Morrison’s government is under colossal pressure after former Liberal staffer Brittany Higgins said she was raped by a former colleague in Parliament House in 2019.

That triggered a wave of revelations about harassment, assault and sexism and a national protest movement calling for more action.

“I acknowledge that there have been people who haven’t been happy with how I have responded in every single way over the course of this last month. I acknowledge that absolutely,” Mr Morrison said.

“I am setting about to put that right.”

His sombre tone evaporated when Mr Morrison launched an extraordinary attack on a Sky News journalist after he questioned if his job should be in jeopardy over the myriad issues.

“You are free to make your criticisms and to stand on that pedestal, but be careful,” he said.

The prime minister claimed he knew about a person at the news organisation who had a complaint against them relating to harassing a woman in a toilet.

“You are not aware of it. So let’s not, all of us who sit in glass houses here, start getting into that,” Morrison said.

Morrison will address coalition staff later on Tuesday, while Sex Discrimination Commissioner Kate Jenkins is set to speak to Liberal and Nationals MPs.

After cabinet minister Karen Andrews suggested quotas for the Liberal Party, Morrison said he had been open to the idea “for some time”.

“We tried it the other way and it isn’t getting us the results so I would like to see us do better on that front,” the federal Liberal leader said.
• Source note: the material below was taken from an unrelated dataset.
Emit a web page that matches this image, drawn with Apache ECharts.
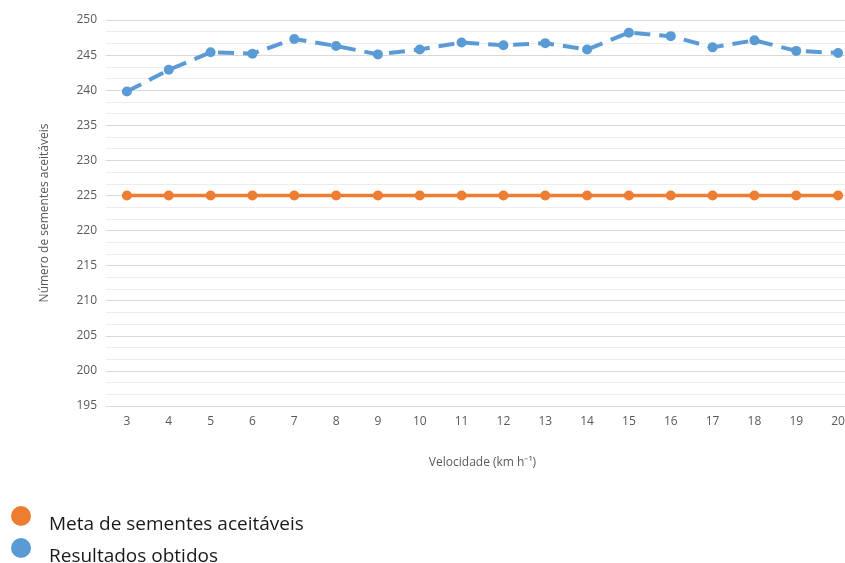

Morrison admitted his responses to the furore around the treatment of women in Australia had fallen short.

“These events have triggered, right across this building and indeed right across the country, women who have put up with this rubbish and this cloud for their entire lives, as their mothers did, as their grandmothers did,” he said.

“It has been going on, we have been talking about it in this place for a month, they have been living with it for their entire lives.”

He said it had been a traumatic month.

“We must get this house in order,” Mr Morrison said.

A guard on duty the night of the alleged rape of Higgins in a parliamentary office has questioned the prime minister’s claim the accused man was sacked because of a “security breach”.

Morrison said the accused man was sacked because he had “form”, including accessing classified documents in the then defence industry minister’s office.

Finance Minister Simon Birmingham insists attending the office out of hours for a non-work purpose while drunk did amount to a security breach.

“In relation to ministerial offices and sensitive ministerial offices, there’s another level of protocols that exist,” he told the ABC.

Birmingham said security did nothing wrong in allowing them access to Senator Reynolds’ office.